IN THE COURT OF APPEALS OF THE STATE OF OREGON

STATE OF OREGON,

Plaintiff-Respondent,

v.

ANGELA PAULETTE ALBERT,

Defendant-Appellant.

Washington County Circuit Court
C081956CR
A140378

Thomas W. Kohl, Judge.

Submitted on September 04, 2009.

Peter Gartlan, Chief Defender, and Laura A. Frikert, Deputy Public Defender, Office of Public Defense Services, filed the brief for appellant.

John R. Kroger, Attorney General, Jerome Lidz, Solicitor General, and Anna M. Joyce, Assistant Attorney General, filed the brief for respondent.

Before Edmonds, Presiding Judge, and Wollheim, Judge, and Sercombe, Judge.

PER CURIAM

Remanded for resentencing; otherwise affirmed.

PER CURIAM

Defendant pleaded guilty to criminal possession of a forged instrument, ORS 165.022, and was sentenced to 18 months' probation.  The court also imposed restitution in the amount of $60.30.  On appeal, defendant challenges only the trial court's imposition of restitution, contending that the record does not demonstrate that a victim suffered economic damages as a result of her criminal activity.  See ORS 137.103; ORS 137.106.  The state concedes the error and, for the reasons discussed below, we agree with the state and remand for resentencing.

Defendant took a cab to a convenience store and attempted to purchase cigarettes with a fake $100 bill.  The store clerk refused to accept the bill.  Defendant left the store, returned to the cab, and asked the cab driver whether the driver could make change for $100.  The driver refused and took defendant to a different store, where the driver and the store clerk contacted the police.  Defendant ultimately pleaded guilty to possessing a forged instrument under ORS 165.022.
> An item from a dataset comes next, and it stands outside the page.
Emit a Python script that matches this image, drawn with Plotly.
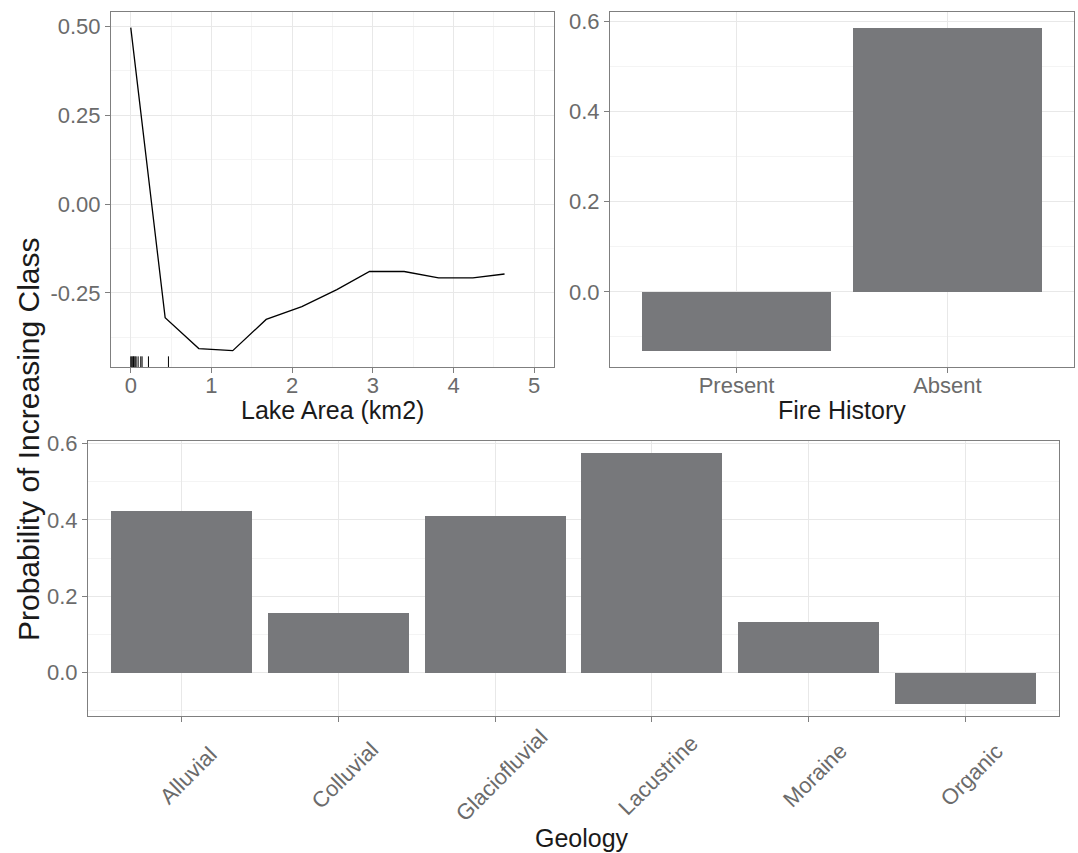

At sentencing, the court imposed restitution to the cab driver in the amount of defendant's unpaid cab fare.  In defendant's view, the court erred in that regard because the cab driver was not a victim of the crime of possession of a forged instrument--the only crime to which defendant pleaded guilty.  The state concedes that the cab driver, who never accepted the fake $100 bill, was not a victim of defendant's possession of the forged instrument.  We agree, accept the concession, and remand for resentencing.  ORS 137.103(4) (defining "victim" to include persons who have suffered economic damages as a result of the offense); State v. Edson, 329 Or 127, 132, 985 P2d 1253 (1999) ("[T]here are three prerequisites to an order of restitution under ORS 137.106(1):  (1) criminal activities, (2) pecuniary damages, and (3) a causal relationship between the two.").

Remanded for resentencing; otherwise affirmed.